TASK PROMPT: Write each line of the material exactly as given, from the top through the line that contains "import * as echarts from 'echarts';", and omit all pictures.

DATASET SECTION:

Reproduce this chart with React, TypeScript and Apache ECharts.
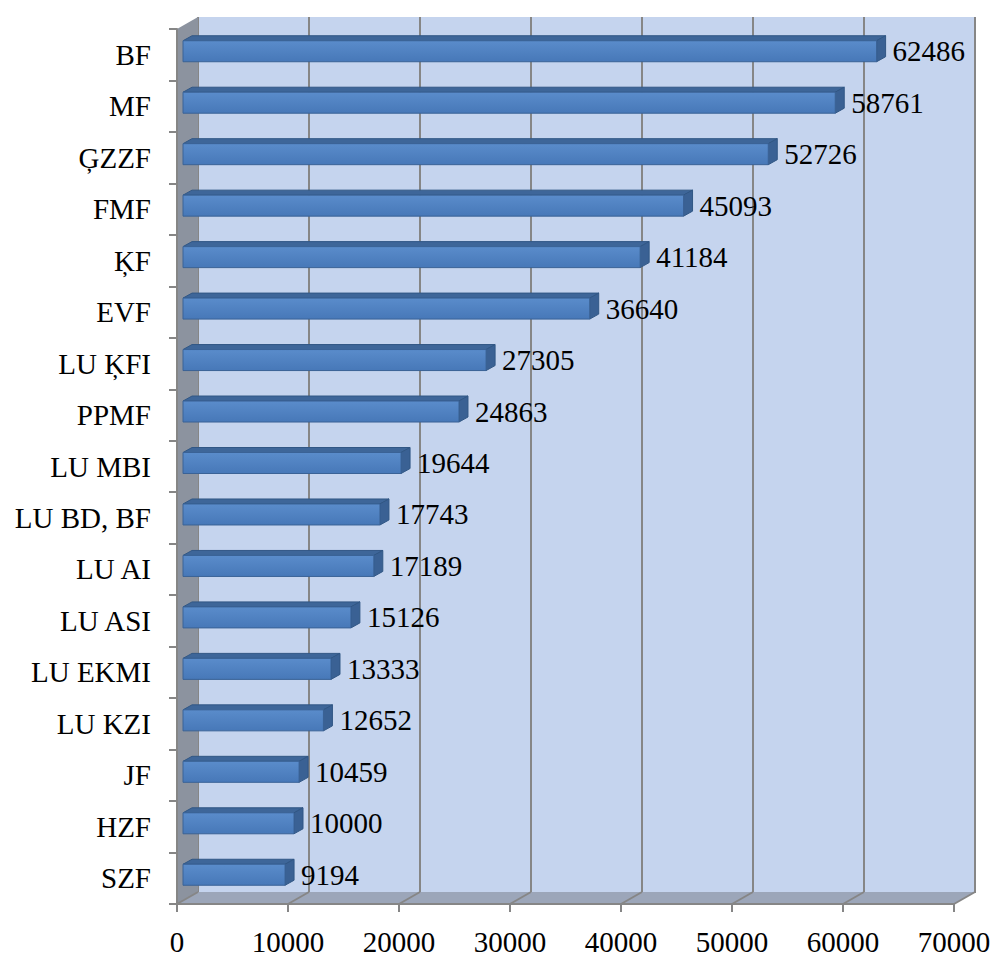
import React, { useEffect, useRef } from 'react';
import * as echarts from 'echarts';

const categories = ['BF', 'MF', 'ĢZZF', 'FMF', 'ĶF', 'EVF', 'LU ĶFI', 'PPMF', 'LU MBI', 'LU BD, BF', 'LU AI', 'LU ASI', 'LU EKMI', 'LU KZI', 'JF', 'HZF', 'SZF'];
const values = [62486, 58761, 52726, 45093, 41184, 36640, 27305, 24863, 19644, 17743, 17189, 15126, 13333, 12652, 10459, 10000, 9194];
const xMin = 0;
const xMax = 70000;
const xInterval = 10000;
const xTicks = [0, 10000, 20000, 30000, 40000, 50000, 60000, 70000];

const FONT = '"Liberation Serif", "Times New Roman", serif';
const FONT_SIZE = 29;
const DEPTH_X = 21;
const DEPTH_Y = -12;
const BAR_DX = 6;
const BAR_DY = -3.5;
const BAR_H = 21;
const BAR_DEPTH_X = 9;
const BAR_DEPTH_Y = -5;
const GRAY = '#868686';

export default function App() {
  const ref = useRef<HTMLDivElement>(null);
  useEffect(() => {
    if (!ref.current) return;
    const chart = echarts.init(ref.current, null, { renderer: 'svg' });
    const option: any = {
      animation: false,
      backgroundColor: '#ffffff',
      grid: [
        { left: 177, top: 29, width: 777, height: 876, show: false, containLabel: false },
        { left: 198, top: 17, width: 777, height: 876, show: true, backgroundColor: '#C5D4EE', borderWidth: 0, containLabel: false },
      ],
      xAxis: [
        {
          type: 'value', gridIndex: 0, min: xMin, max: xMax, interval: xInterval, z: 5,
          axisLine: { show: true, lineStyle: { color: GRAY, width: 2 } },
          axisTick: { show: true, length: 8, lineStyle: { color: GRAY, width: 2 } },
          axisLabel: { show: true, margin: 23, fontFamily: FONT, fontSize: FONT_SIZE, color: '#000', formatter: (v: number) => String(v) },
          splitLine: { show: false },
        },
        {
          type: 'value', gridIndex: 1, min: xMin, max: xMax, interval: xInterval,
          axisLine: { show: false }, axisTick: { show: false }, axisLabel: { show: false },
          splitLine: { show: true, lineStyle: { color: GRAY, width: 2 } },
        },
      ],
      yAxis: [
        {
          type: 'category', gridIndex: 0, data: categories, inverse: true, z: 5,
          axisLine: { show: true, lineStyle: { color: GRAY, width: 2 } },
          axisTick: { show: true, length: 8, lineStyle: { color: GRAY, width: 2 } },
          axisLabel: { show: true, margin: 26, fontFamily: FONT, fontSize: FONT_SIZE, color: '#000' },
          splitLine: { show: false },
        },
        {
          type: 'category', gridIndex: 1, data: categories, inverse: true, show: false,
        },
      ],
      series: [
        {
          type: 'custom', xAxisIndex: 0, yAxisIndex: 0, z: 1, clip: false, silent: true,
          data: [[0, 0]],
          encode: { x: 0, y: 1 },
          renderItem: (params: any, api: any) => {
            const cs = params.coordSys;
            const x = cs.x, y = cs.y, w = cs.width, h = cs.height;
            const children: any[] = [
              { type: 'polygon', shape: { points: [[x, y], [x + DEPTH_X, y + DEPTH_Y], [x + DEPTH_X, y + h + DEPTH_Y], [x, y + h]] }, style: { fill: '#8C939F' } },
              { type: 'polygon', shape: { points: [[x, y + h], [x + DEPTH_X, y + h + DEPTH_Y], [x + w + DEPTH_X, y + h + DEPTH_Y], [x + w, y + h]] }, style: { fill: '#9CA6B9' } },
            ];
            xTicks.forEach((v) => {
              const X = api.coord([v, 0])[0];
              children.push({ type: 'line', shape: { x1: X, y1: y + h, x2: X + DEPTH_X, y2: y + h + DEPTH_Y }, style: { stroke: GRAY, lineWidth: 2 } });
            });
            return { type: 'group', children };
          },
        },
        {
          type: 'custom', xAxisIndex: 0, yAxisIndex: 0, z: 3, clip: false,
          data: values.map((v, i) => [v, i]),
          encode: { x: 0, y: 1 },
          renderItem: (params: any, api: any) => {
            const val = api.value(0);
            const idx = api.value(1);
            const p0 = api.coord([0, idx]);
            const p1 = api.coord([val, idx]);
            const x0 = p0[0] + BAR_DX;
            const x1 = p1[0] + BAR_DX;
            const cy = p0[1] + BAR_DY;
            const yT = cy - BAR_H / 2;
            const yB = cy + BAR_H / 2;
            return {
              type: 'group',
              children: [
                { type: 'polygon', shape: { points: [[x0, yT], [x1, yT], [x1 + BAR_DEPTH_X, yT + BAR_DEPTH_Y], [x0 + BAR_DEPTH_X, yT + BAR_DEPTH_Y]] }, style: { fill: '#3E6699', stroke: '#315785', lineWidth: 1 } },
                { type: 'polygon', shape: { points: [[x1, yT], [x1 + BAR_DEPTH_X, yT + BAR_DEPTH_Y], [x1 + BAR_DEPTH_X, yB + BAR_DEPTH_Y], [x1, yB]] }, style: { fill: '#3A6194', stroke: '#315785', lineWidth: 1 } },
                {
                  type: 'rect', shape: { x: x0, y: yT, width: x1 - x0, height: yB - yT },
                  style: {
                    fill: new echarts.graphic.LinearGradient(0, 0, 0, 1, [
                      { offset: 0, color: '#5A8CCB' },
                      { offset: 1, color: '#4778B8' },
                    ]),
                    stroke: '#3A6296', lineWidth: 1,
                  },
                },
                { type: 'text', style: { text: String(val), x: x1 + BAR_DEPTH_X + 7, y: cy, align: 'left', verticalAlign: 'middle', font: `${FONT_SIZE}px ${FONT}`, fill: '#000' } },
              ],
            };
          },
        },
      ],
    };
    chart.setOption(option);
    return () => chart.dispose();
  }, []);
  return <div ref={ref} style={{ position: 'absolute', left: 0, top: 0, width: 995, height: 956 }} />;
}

PROBLEM SOLUTION:
Reproduce this chart with React, TypeScript and Apache ECharts.
import React, { useEffect, useRef } from 'react';
import * as echarts from 'echarts';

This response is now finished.